Request =
Pictures in the data should be dropped; transcribe exactly the lines from the one that has "Emit a web page" through the one that has "const FS = 24;".

-- Start Given records --

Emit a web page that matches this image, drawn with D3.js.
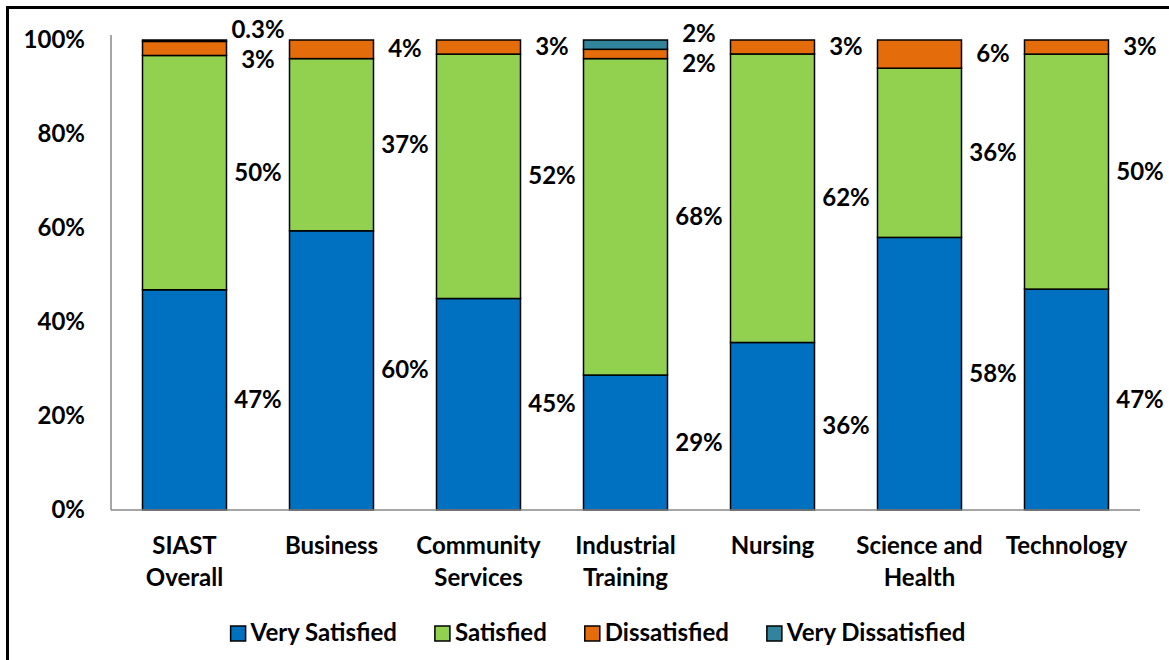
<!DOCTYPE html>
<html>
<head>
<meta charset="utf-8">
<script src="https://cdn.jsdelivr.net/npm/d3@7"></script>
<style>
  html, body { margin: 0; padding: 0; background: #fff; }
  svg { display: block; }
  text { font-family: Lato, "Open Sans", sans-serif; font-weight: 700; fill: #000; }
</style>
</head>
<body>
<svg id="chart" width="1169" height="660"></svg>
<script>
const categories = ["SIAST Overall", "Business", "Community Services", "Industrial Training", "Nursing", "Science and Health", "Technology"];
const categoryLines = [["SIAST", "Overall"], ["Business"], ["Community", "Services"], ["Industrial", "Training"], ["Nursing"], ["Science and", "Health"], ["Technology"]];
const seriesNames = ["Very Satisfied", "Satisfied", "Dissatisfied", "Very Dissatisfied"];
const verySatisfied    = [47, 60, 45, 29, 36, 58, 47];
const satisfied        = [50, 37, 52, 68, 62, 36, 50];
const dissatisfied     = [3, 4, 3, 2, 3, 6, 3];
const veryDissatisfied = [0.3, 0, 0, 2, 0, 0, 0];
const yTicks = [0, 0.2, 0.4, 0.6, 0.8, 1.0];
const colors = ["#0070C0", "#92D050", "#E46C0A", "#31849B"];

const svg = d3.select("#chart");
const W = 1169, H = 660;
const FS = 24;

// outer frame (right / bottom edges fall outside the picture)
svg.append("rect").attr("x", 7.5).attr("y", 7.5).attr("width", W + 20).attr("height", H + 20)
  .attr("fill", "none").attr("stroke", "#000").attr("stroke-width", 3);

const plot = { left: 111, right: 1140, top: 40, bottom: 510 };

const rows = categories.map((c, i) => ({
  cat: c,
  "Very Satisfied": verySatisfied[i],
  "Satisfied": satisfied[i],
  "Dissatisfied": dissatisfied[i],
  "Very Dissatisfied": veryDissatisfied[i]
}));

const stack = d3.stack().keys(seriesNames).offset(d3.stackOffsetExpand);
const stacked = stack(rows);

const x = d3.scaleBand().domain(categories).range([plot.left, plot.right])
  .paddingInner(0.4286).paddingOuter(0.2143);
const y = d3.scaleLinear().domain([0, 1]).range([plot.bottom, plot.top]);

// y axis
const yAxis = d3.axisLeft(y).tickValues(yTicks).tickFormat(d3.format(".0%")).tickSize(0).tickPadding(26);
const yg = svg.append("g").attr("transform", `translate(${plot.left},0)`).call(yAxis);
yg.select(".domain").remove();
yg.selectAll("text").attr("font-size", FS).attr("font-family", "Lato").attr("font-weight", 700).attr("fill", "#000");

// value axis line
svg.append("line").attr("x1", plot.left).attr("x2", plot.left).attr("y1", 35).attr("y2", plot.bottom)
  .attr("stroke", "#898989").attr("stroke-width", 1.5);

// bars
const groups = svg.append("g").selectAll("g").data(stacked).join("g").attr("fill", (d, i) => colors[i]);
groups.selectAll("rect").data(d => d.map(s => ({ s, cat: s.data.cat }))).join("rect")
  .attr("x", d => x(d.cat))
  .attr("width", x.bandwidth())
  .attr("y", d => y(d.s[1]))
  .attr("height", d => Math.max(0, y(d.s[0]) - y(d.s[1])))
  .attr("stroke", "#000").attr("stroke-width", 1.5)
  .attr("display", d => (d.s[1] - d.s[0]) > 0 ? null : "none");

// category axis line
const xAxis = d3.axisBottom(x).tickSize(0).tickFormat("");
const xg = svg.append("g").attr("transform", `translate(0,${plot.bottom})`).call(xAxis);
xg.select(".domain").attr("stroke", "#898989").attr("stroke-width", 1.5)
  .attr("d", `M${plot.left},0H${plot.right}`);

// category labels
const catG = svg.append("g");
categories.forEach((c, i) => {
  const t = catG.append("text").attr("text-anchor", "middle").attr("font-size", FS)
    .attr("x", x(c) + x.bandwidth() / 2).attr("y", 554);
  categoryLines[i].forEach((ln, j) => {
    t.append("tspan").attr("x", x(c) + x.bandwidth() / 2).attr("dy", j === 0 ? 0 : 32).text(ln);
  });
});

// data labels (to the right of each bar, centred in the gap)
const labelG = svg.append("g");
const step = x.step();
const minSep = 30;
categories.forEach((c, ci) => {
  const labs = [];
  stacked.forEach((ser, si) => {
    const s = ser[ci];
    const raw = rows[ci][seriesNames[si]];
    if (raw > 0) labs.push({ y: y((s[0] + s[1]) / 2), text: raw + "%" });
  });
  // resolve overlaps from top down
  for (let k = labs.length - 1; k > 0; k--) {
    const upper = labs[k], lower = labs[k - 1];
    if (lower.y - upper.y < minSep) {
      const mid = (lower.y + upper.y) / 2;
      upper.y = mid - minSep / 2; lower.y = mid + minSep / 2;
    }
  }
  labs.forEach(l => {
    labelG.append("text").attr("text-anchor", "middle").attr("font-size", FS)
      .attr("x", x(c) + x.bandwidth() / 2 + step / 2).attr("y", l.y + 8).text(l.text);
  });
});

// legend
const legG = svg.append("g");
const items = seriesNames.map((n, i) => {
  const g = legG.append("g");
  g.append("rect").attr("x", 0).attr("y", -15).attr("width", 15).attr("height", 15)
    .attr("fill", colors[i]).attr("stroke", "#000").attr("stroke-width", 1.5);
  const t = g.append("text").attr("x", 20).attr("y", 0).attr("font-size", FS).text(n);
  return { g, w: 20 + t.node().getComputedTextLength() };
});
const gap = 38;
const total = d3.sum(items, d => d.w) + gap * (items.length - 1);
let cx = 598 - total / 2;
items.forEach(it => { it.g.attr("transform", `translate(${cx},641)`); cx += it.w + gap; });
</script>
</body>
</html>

-- End Given records --
-- Start Given records --

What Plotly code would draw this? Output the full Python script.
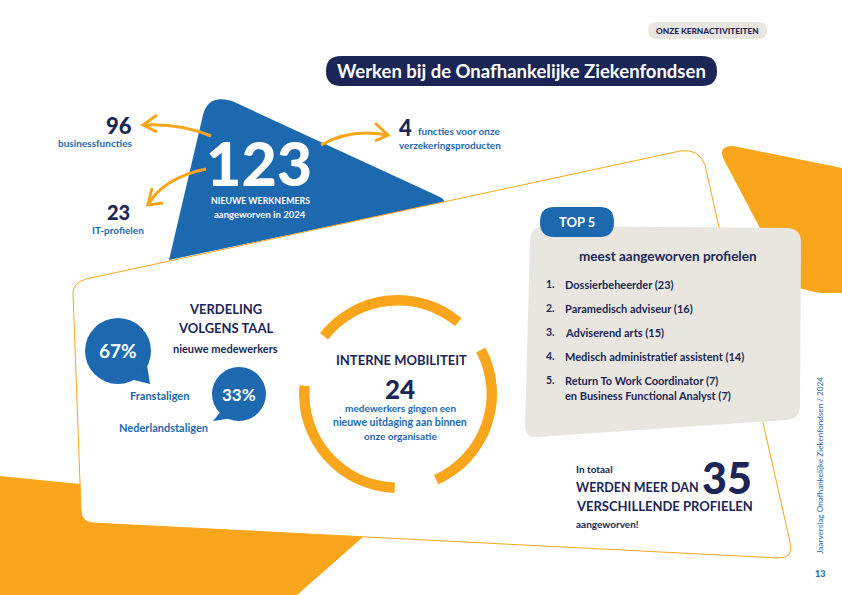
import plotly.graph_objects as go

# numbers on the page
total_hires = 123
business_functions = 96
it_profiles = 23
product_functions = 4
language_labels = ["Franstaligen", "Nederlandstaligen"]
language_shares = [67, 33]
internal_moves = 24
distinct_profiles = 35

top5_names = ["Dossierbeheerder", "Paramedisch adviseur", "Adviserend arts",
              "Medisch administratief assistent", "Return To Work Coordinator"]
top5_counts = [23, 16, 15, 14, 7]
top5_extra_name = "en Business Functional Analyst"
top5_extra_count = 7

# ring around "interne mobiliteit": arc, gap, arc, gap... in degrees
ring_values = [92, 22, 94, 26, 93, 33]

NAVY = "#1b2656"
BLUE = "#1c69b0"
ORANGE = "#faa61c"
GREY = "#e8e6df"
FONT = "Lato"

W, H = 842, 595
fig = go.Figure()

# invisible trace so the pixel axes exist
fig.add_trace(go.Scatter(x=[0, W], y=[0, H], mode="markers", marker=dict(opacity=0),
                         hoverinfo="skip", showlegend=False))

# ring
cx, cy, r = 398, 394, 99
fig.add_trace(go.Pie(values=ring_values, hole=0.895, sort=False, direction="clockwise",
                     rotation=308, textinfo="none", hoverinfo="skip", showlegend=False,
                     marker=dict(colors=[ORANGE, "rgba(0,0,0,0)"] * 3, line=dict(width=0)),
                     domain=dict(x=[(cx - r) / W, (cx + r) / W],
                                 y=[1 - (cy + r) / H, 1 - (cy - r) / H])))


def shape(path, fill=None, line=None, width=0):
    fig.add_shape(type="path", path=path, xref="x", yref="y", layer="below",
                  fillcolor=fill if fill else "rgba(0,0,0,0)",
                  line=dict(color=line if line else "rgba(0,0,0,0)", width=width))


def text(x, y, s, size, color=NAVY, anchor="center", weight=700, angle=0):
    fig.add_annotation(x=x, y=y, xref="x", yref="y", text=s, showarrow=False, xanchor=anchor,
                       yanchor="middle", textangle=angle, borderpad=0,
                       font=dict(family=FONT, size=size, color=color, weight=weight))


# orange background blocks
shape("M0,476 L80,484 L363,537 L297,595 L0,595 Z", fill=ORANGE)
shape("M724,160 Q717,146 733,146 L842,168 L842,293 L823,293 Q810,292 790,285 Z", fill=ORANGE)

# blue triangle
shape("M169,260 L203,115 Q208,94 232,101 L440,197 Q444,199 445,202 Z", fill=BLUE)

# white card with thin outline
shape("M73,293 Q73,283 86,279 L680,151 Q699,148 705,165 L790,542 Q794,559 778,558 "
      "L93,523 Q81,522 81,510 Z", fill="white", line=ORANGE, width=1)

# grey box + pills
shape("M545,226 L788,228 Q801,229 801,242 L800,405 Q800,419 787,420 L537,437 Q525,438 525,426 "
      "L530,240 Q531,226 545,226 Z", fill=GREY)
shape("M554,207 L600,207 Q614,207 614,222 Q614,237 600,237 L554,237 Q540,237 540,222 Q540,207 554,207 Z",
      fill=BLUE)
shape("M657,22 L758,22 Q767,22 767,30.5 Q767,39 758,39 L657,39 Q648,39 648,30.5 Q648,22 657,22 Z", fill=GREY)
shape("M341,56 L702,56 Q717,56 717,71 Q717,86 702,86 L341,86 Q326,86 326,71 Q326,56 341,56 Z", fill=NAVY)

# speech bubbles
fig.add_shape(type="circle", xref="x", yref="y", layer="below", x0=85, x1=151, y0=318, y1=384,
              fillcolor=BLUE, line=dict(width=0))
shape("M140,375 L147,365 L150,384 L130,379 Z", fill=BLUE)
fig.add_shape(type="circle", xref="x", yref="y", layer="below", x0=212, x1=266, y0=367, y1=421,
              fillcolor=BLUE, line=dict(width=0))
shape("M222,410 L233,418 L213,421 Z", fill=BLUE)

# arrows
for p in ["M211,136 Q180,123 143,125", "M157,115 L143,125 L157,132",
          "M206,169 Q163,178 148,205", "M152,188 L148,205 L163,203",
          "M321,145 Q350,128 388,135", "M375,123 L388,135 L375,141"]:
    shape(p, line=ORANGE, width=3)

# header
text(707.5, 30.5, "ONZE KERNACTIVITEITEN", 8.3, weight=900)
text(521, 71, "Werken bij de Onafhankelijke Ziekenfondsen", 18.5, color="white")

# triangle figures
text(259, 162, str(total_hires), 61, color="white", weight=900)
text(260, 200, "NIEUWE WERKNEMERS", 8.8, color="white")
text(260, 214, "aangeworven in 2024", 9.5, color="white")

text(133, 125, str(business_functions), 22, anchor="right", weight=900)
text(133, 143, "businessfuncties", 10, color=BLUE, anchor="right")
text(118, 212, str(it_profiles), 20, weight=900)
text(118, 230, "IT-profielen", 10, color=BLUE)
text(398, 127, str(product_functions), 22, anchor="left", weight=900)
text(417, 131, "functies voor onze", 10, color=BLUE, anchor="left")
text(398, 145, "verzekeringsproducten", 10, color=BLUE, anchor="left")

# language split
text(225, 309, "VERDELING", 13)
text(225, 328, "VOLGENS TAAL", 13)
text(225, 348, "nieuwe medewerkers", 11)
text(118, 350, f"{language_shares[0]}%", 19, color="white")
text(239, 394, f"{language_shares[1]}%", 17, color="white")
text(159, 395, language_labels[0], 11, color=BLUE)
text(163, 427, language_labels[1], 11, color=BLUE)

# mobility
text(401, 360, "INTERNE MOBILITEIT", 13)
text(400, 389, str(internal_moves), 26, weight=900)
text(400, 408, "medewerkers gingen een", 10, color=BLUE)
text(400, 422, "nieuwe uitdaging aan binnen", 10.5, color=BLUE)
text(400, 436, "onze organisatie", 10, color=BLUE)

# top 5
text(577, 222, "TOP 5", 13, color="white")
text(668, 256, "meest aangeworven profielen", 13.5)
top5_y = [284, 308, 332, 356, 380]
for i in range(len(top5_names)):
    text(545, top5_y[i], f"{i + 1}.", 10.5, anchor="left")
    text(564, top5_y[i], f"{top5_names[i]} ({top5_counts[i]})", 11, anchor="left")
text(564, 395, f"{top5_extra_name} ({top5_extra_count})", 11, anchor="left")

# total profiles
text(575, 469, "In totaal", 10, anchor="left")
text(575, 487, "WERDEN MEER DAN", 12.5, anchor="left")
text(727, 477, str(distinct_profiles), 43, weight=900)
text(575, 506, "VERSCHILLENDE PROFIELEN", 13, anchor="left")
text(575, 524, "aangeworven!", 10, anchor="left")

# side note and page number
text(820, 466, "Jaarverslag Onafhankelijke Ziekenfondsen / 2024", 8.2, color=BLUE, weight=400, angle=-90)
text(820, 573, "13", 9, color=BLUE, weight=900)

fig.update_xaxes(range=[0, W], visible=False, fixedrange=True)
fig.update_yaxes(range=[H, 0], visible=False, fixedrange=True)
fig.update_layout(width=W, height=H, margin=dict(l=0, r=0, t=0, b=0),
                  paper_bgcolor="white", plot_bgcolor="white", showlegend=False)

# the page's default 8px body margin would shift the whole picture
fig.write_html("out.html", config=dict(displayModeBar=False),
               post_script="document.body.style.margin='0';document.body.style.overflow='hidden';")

-- End Given records --

Task answer =
Emit a web page that matches this image, drawn with D3.js.
<!DOCTYPE html>
<html>
<head>
<meta charset="utf-8">
<script src="https://cdn.jsdelivr.net/npm/d3@7"></script>
<style>
  html, body { margin: 0; padding: 0; background: #fff; }
  svg { display: block; }
  text { font-family: Lato, "Open Sans", sans-serif; font-weight: 700; fill: #000; }
</style>
</head>
<body>
<svg id="chart" width="1169" height="660"></svg>
<script>
const categories = ["SIAST Overall", "Business", "Community Services", "Industrial Training", "Nursing", "Science and Health", "Technology"];
const categoryLines = [["SIAST", "Overall"], ["Business"], ["Community", "Services"], ["Industrial", "Training"], ["Nursing"], ["Science and", "Health"], ["Technology"]];
const seriesNames = ["Very Satisfied", "Satisfied", "Dissatisfied", "Very Dissatisfied"];
const verySatisfied    = [47, 60, 45, 29, 36, 58, 47];
const satisfied        = [50, 37, 52, 68, 62, 36, 50];
const dissatisfied     = [3, 4, 3, 2, 3, 6, 3];
const veryDissatisfied = [0.3, 0, 0, 2, 0, 0, 0];
const yTicks = [0, 0.2, 0.4, 0.6, 0.8, 1.0];
const colors = ["#0070C0", "#92D050", "#E46C0A", "#31849B"];

const svg = d3.select("#chart");
const W = 1169, H = 660;
const FS = 24;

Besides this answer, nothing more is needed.